Enzyme Immunosorbent Assays in Plant Virology

Enzyme immunosorbent assays represent a departure from the classical procedures based on immunoprecipitin reactions in that recognition of immunospecific activity is through the action of the associated enzyme label rather than by observing the formation of an insoluble antigen–antibody complex. By using an enzyme marker, usually linked to the virus-specific antibody, the detection of a specific reaction can be augmented several hundredfold relative to the threshold of visibility of an immune precipitate. Essentially, the same principle is utilized also in methods involving radio- or fluorescent labels and in serological electron microscopic techniques in which antibodies are “tagged” with electron-opaque markers. Most applications of enzyme immunosorbent assay for the detection of plant viruses have utilized the double antibody sandwich (DAS) method of enzyme-linked immunosorbent assay (ELISA) (Clark and Adams, 1977) in which specifically immobilized viral antigen is allowed to react directly with enzyme-labeled antibody, the resultant complex being revealed by the addition of enzyme substrate.
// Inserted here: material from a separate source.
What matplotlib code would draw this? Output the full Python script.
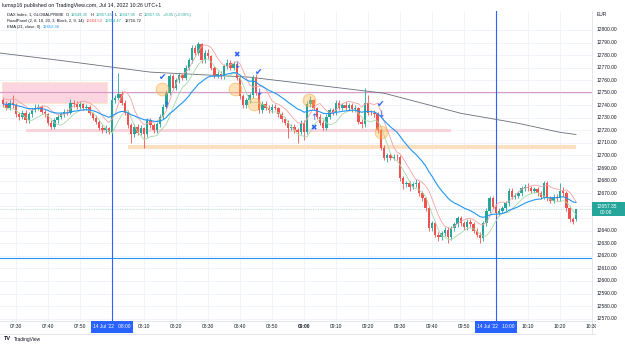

Protocol N lists the sequence of operations for a typical routine assay of virus in field-collected samples, using this form of ELISA. Procedures in use in plant pathology fall into one of two main categories: direct procedures, in which antigen immobilized on the solid phase is detected with an enzyme-labeled, specific antibody, and indirect procedures, in which the immobilized antigen is the target for unconjugated, specific antibody, which in turn is detected by an enzyme-labeled, anti-immunoglobulin molecule.